Begin Information provided

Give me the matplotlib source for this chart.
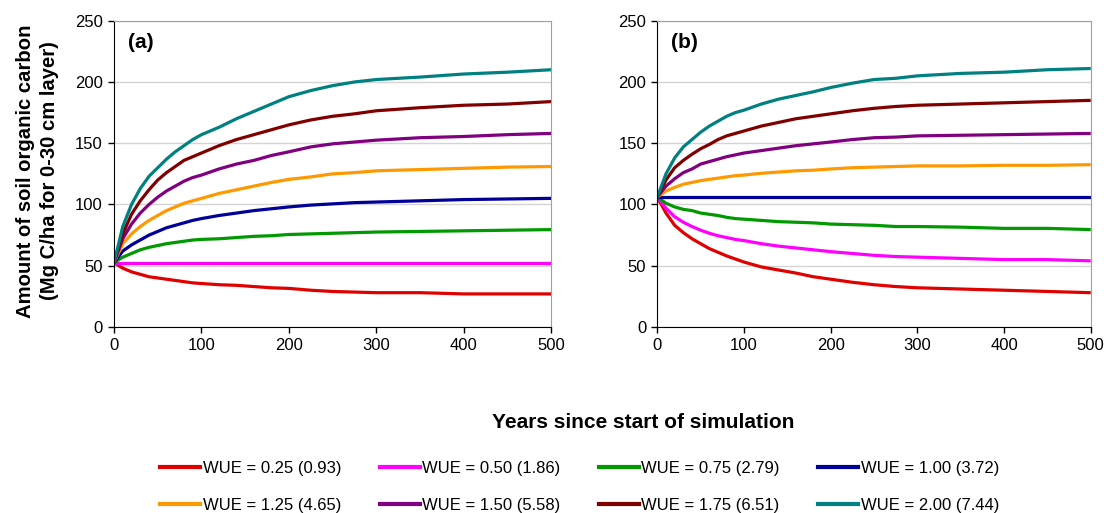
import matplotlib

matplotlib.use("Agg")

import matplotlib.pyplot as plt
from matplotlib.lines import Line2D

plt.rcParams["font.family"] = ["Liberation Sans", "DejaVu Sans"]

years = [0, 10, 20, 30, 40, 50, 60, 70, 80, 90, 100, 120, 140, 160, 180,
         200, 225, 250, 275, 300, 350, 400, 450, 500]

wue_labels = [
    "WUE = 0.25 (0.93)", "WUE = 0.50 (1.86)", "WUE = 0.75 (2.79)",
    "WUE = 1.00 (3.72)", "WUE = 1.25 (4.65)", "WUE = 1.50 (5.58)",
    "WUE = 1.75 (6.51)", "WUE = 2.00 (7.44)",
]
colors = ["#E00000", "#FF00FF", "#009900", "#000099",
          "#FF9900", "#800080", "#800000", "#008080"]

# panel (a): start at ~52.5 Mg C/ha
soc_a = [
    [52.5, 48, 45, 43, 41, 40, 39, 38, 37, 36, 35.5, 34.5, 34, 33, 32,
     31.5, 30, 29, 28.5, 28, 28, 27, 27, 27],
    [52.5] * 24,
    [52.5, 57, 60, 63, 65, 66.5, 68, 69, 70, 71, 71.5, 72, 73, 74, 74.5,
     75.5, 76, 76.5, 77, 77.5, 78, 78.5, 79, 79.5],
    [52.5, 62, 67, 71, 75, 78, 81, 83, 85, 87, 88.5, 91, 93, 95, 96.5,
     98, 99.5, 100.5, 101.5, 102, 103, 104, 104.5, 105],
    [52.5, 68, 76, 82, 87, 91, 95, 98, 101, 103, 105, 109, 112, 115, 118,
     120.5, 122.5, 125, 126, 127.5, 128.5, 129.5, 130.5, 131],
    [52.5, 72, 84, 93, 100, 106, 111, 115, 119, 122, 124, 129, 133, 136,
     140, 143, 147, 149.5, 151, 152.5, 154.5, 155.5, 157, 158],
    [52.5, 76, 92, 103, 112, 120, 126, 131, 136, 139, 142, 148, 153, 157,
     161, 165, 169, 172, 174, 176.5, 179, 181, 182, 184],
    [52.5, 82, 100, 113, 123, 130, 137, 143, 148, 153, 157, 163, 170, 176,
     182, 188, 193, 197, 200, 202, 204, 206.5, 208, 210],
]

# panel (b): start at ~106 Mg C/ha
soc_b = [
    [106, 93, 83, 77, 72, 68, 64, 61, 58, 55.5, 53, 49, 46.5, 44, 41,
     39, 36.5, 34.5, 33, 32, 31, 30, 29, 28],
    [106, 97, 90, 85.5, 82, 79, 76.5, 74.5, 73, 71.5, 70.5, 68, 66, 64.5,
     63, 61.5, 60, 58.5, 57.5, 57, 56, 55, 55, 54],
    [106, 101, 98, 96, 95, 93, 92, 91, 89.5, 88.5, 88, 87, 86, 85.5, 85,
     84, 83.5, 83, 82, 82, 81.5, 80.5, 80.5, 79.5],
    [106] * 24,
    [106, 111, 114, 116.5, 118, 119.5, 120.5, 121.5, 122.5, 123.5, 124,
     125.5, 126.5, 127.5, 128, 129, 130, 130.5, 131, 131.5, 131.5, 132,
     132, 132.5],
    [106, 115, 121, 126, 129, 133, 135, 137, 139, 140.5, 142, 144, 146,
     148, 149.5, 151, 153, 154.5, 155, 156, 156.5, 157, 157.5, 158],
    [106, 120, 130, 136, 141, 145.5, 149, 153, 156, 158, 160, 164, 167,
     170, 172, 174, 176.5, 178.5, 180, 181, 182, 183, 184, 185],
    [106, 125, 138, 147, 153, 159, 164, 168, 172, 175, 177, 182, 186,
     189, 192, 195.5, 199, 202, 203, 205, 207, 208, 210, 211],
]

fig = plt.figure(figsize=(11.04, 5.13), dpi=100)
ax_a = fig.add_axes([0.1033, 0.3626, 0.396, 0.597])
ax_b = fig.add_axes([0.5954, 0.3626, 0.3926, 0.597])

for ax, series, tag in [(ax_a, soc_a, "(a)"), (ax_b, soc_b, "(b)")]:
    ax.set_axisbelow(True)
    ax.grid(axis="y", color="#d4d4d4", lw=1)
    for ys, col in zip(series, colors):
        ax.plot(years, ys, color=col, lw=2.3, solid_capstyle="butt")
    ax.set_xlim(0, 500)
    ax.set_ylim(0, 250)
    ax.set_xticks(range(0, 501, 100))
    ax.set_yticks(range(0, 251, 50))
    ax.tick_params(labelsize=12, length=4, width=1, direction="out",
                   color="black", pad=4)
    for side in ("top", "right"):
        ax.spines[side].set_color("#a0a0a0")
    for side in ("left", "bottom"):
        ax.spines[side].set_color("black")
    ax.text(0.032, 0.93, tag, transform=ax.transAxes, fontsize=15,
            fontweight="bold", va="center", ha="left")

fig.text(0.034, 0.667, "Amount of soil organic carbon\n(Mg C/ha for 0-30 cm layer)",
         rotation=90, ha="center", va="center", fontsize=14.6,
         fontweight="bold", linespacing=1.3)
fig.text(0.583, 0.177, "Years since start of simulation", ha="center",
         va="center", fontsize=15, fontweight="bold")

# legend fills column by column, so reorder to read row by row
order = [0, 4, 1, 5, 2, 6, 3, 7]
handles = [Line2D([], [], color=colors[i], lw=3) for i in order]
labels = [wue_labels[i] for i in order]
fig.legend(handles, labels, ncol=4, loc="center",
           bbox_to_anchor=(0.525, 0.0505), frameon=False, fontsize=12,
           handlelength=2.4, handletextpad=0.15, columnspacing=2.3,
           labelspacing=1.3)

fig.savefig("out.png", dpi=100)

End Information provided

Print out the lines exactly, skipping any picture.

Give me the matplotlib source for this chart.
import matplotlib

matplotlib.use("Agg")

import matplotlib.pyplot as plt
from matplotlib.lines import Line2D

plt.rcParams["font.family"] = ["Liberation Sans", "DejaVu Sans"]

years = [0, 10, 20, 30, 40, 50, 60, 70, 80, 90, 100, 120, 140, 160, 180,
         200, 225, 250, 275, 300, 350, 400, 450, 500]

wue_labels = [
    "WUE = 0.25 (0.93)", "WUE = 0.50 (1.86)", "WUE = 0.75 (2.79)",
    "WUE = 1.00 (3.72)", "WUE = 1.25 (4.65)", "WUE = 1.50 (5.58)",
    "WUE = 1.75 (6.51)", "WUE = 2.00 (7.44)",
]
colors = ["#E00000", "#FF00FF", "#009900", "#000099",
          "#FF9900", "#800080", "#800000", "#008080"]

# panel (a): start at ~52.5 Mg C/ha
soc_a = [
    [52.5, 48, 45, 43, 41, 40, 39, 38, 37, 36, 35.5, 34.5, 34, 33, 32,
     31.5, 30, 29, 28.5, 28, 28, 27, 27, 27],
    [52.5] * 24,
    [52.5, 57, 60, 63, 65, 66.5, 68, 69, 70, 71, 71.5, 72, 73, 74, 74.5,
     75.5, 76, 76.5, 77, 77.5, 78, 78.5, 79, 79.5],
    [52.5, 62, 67, 71, 75, 78, 81, 83, 85, 87, 88.5, 91, 93, 95, 96.5,
     98, 99.5, 100.5, 101.5, 102, 103, 104, 104.5, 105],
    [52.5, 68, 76, 82, 87, 91, 95, 98, 101, 103, 105, 109, 112, 115, 118,
     120.5, 122.5, 125, 126, 127.5, 128.5, 129.5, 130.5, 131],
    [52.5, 72, 84, 93, 100, 106, 111, 115, 119, 122, 124, 129, 133, 136,
     140, 143, 147, 149.5, 151, 152.5, 154.5, 155.5, 157, 158],
    [52.5, 76, 92, 103, 112, 120, 126, 131, 136, 139, 142, 148, 153, 157,
     161, 165, 169, 172, 174, 176.5, 179, 181, 182, 184],
    [52.5, 82, 100, 113, 123, 130, 137, 143, 148, 153, 157, 163, 170, 176,
     182, 188, 193, 197, 200, 202, 204, 206.5, 208, 210],
]

# panel (b): start at ~106 Mg C/ha
soc_b = [
    [106, 93, 83, 77, 72, 68, 64, 61, 58, 55.5, 53, 49, 46.5, 44, 41,
     39, 36.5, 34.5, 33, 32, 31, 30, 29, 28],
    [106, 97, 90, 85.5, 82, 79, 76.5, 74.5, 73, 71.5, 70.5, 68, 66, 64.5,
     63, 61.5, 60, 58.5, 57.5, 57, 56, 55, 55, 54],
    [106, 101, 98, 96, 95, 93, 92, 91, 89.5, 88.5, 88, 87, 86, 85.5, 85,
     84, 83.5, 83, 82, 82, 81.5, 80.5, 80.5, 79.5],
    [106] * 24,
    [106, 111, 114, 116.5, 118, 119.5, 120.5, 121.5, 122.5, 123.5, 124,
     125.5, 126.5, 127.5, 128, 129, 130, 130.5, 131, 131.5, 131.5, 132,
     132, 132.5],
    [106, 115, 121, 126, 129, 133, 135, 137, 139, 140.5, 142, 144, 146,
     148, 149.5, 151, 153, 154.5, 155, 156, 156.5, 157, 157.5, 158],
    [106, 120, 130, 136, 141, 145.5, 149, 153, 156, 158, 160, 164, 167,
     170, 172, 174, 176.5, 178.5, 180, 181, 182, 183, 184, 185],
    [106, 125, 138, 147, 153, 159, 164, 168, 172, 175, 177, 182, 186,
     189, 192, 195.5, 199, 202, 203, 205, 207, 208, 210, 211],
]

fig = plt.figure(figsize=(11.04, 5.13), dpi=100)
ax_a = fig.add_axes([0.1033, 0.3626, 0.396, 0.597])
ax_b = fig.add_axes([0.5954, 0.3626, 0.3926, 0.597])

for ax, series, tag in [(ax_a, soc_a, "(a)"), (ax_b, soc_b, "(b)")]:
    ax.set_axisbelow(True)
    ax.grid(axis="y", color="#d4d4d4", lw=1)
    for ys, col in zip(series, colors):
        ax.plot(years, ys, color=col, lw=2.3, solid_capstyle="butt")
    ax.set_xlim(0, 500)
    ax.set_ylim(0, 250)
    ax.set_xticks(range(0, 501, 100))
    ax.set_yticks(range(0, 251, 50))
    ax.tick_params(labelsize=12, length=4, width=1, direction="out",
                   color="black", pad=4)
    for side in ("top", "right"):
        ax.spines[side].set_color("#a0a0a0")
    for side in ("left", "bottom"):
        ax.spines[side].set_color("black")
    ax.text(0.032, 0.93, tag, transform=ax.transAxes, fontsize=15,
            fontweight="bold", va="center", ha="left")

fig.text(0.034, 0.667, "Amount of soil organic carbon\n(Mg C/ha for 0-30 cm layer)",
         rotation=90, ha="center", va="center", fontsize=14.6,
         fontweight="bold", linespacing=1.3)
fig.text(0.583, 0.177, "Years since start of simulation", ha="center",
         va="center", fontsize=15, fontweight="bold")

# legend fills column by column, so reorder to read row by row
order = [0, 4, 1, 5, 2, 6, 3, 7]
handles = [Line2D([], [], color=colors[i], lw=3) for i in order]
labels = [wue_labels[i] for i in order]
fig.legend(handles, labels, ncol=4, loc="center",
           bbox_to_anchor=(0.525, 0.0505), frameon=False, fontsize=12,
           handlelength=2.4, handletextpad=0.15, columnspacing=2.3,
           labelspacing=1.3)

fig.savefig("out.png", dpi=100)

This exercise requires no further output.